TO DO: Write the data out again exactly, with no pictures.

* start DATASET EXCERPT *

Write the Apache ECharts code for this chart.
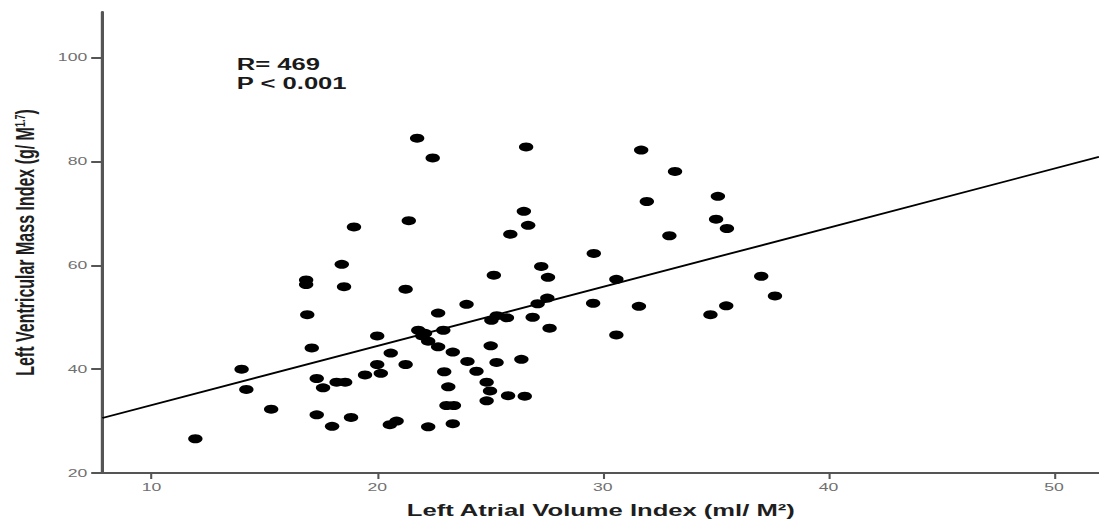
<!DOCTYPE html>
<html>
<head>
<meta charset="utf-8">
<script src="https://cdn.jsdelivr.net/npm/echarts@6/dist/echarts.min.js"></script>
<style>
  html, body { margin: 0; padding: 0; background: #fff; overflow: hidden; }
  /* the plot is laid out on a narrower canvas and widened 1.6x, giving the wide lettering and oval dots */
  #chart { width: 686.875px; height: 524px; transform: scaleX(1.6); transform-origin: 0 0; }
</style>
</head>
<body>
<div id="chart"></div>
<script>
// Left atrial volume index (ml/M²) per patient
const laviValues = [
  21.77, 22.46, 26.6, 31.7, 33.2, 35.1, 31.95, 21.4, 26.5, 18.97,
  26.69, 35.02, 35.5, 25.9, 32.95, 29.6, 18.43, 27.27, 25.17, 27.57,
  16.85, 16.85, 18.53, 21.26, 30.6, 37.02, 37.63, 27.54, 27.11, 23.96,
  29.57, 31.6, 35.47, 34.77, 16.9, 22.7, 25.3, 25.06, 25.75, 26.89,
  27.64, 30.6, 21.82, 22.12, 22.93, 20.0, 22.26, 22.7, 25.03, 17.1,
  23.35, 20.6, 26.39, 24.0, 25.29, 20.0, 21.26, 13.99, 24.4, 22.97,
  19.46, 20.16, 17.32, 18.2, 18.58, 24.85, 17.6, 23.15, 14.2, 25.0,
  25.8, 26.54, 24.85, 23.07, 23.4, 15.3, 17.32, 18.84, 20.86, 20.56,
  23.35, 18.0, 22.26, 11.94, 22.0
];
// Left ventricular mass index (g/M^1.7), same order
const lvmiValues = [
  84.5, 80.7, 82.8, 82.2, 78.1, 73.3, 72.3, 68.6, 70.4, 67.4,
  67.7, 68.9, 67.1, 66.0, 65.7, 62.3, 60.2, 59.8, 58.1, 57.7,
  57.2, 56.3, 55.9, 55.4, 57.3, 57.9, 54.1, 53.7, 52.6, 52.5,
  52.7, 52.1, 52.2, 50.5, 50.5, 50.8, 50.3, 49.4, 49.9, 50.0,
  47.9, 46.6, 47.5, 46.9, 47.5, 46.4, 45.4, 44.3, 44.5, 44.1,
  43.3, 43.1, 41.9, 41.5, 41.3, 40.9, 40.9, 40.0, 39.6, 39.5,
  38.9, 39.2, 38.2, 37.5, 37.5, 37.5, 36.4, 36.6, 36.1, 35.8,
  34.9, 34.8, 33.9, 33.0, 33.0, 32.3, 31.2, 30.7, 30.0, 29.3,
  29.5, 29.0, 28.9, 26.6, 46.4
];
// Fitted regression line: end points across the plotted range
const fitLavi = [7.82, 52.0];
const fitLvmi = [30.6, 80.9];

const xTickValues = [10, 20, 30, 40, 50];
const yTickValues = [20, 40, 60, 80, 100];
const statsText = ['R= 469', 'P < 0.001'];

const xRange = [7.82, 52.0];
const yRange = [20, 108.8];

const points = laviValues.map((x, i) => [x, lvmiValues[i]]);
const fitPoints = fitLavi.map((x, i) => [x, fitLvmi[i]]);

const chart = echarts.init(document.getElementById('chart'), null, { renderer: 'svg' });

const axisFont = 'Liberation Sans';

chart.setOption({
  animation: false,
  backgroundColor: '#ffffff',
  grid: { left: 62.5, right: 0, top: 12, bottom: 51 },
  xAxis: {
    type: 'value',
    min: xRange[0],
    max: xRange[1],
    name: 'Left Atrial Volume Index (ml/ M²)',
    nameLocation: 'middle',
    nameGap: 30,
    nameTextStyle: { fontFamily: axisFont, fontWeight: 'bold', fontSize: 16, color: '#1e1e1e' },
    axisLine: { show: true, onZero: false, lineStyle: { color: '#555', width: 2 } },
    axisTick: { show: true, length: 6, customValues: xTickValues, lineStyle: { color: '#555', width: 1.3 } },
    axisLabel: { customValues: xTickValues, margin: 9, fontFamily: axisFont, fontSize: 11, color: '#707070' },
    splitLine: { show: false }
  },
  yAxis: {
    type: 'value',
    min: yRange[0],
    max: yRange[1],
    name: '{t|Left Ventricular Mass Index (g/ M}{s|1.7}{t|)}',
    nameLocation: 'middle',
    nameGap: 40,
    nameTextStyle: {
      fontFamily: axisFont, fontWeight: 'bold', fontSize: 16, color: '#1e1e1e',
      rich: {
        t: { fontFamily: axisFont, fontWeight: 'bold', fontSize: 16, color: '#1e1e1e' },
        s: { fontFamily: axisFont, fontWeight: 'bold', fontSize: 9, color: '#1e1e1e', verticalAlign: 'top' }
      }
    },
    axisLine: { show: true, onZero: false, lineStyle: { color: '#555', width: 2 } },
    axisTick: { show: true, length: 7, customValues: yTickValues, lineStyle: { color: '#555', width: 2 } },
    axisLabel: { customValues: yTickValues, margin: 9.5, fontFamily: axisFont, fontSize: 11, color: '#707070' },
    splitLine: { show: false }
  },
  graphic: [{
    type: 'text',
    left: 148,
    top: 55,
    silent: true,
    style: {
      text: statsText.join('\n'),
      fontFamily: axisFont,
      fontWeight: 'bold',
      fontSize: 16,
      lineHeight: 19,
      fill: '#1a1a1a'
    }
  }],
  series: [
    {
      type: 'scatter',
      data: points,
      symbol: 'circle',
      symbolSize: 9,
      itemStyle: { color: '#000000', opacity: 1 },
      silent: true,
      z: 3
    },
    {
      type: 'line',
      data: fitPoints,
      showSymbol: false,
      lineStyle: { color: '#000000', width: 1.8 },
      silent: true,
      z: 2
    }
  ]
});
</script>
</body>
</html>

* end DATASET EXCERPT *

ANSWER TO THE EXERCISE:
Write the Apache ECharts code for this chart.
<!DOCTYPE html>
<html>
<head>
<meta charset="utf-8">
<script src="https://cdn.jsdelivr.net/npm/echarts@6/dist/echarts.min.js"></script>
<style>
  html, body { margin: 0; padding: 0; background: #fff; overflow: hidden; }
  /* the plot is laid out on a narrower canvas and widened 1.6x, giving the wide lettering and oval dots */
  #chart { width: 686.875px; height: 524px; transform: scaleX(1.6); transform-origin: 0 0; }
</style>
</head>
<body>
<div id="chart"></div>
<script>
// Left atrial volume index (ml/M²) per patient
const laviValues = [
  21.77, 22.46, 26.6, 31.7, 33.2, 35.1, 31.95, 21.4, 26.5, 18.97,
  26.69, 35.02, 35.5, 25.9, 32.95, 29.6, 18.43, 27.27, 25.17, 27.57,
  16.85, 16.85, 18.53, 21.26, 30.6, 37.02, 37.63, 27.54, 27.11, 23.96,
  29.57, 31.6, 35.47, 34.77, 16.9, 22.7, 25.3, 25.06, 25.75, 26.89,
  27.64, 30.6, 21.82, 22.12, 22.93, 20.0, 22.26, 22.7, 25.03, 17.1,
  23.35, 20.6, 26.39, 24.0, 25.29, 20.0, 21.26, 13.99, 24.4, 22.97,
  19.46, 20.16, 17.32, 18.2, 18.58, 24.85, 17.6, 23.15, 14.2, 25.0,
  25.8, 26.54, 24.85, 23.07, 23.4, 15.3, 17.32, 18.84, 20.86, 20.56,
  23.35, 18.0, 22.26, 11.94, 22.0
];
// Left ventricular mass index (g/M^1.7), same order
const lvmiValues = [
  84.5, 80.7, 82.8, 82.2, 78.1, 73.3, 72.3, 68.6, 70.4, 67.4,
  67.7, 68.9, 67.1, 66.0, 65.7, 62.3, 60.2, 59.8, 58.1, 57.7,
  57.2, 56.3, 55.9, 55.4, 57.3, 57.9, 54.1, 53.7, 52.6, 52.5,
  52.7, 52.1, 52.2, 50.5, 50.5, 50.8, 50.3, 49.4, 49.9, 50.0,
  47.9, 46.6, 47.5, 46.9, 47.5, 46.4, 45.4, 44.3, 44.5, 44.1,
  43.3, 43.1, 41.9, 41.5, 41.3, 40.9, 40.9, 40.0, 39.6, 39.5,
  38.9, 39.2, 38.2, 37.5, 37.5, 37.5, 36.4, 36.6, 36.1, 35.8,
  34.9, 34.8, 33.9, 33.0, 33.0, 32.3, 31.2, 30.7, 30.0, 29.3,
  29.5, 29.0, 28.9, 26.6, 46.4
];
// Fitted regression line: end points across the plotted range
const fitLavi = [7.82, 52.0];
const fitLvmi = [30.6, 80.9];

const xTickValues = [10, 20, 30, 40, 50];
const yTickValues = [20, 40, 60, 80, 100];
const statsText = ['R= 469', 'P < 0.001'];

const xRange = [7.82, 52.0];
const yRange = [20, 108.8];

const points = laviValues.map((x, i) => [x, lvmiValues[i]]);
const fitPoints = fitLavi.map((x, i) => [x, fitLvmi[i]]);

const chart = echarts.init(document.getElementById('chart'), null, { renderer: 'svg' });

const axisFont = 'Liberation Sans';

chart.setOption({
  animation: false,
  backgroundColor: '#ffffff',
  grid: { left: 62.5, right: 0, top: 12, bottom: 51 },
  xAxis: {
    type: 'value',
    min: xRange[0],
    max: xRange[1],
    name: 'Left Atrial Volume Index (ml/ M²)',
    nameLocation: 'middle',
    nameGap: 30,
    nameTextStyle: { fontFamily: axisFont, fontWeight: 'bold', fontSize: 16, color: '#1e1e1e' },
    axisLine: { show: true, onZero: false, lineStyle: { color: '#555', width: 2 } },
    axisTick: { show: true, length: 6, customValues: xTickValues, lineStyle: { color: '#555', width: 1.3 } },
    axisLabel: { customValues: xTickValues, margin: 9, fontFamily: axisFont, fontSize: 11, color: '#707070' },
    splitLine: { show: false }
  },
  yAxis: {
    type: 'value',
    min: yRange[0],
    max: yRange[1],
    name: '{t|Left Ventricular Mass Index (g/ M}{s|1.7}{t|)}',
    nameLocation: 'middle',
    nameGap: 40,
    nameTextStyle: {
      fontFamily: axisFont, fontWeight: 'bold', fontSize: 16, color: '#1e1e1e',
      rich: {
        t: { fontFamily: axisFont, fontWeight: 'bold', fontSize: 16, color: '#1e1e1e' },
        s: { fontFamily: axisFont, fontWeight: 'bold', fontSize: 9, color: '#1e1e1e', verticalAlign: 'top' }
      }
    },
    axisLine: { show: true, onZero: false, lineStyle: { color: '#555', width: 2 } },
    axisTick: { show: true, length: 7, customValues: yTickValues, lineStyle: { color: '#555', width: 2 } },
    axisLabel: { customValues: yTickValues, margin: 9.5, fontFamily: axisFont, fontSize: 11, color: '#707070' },
    splitLine: { show: false }
  },
  graphic: [{
    type: 'text',
    left: 148,
    top: 55,
    silent: true,
    style: {
      text: statsText.join('\n'),
      fontFamily: axisFont,
      fontWeight: 'bold',
      fontSize: 16,
      lineHeight: 19,
      fill: '#1a1a1a'
    }
  }],
  series: [
    {
      type: 'scatter',
      data: points,
      symbol: 'circle',
      symbolSize: 9,
      itemStyle: { color: '#000000', opacity: 1 },
      silent: true,
      z: 3
    },
    {
      type: 'line',
      data: fitPoints,
      showSymbol: false,
      lineStyle: { color: '#000000', width: 1.8 },
      silent: true,
      z: 2
    }
  ]
});
</script>
</body>
</html>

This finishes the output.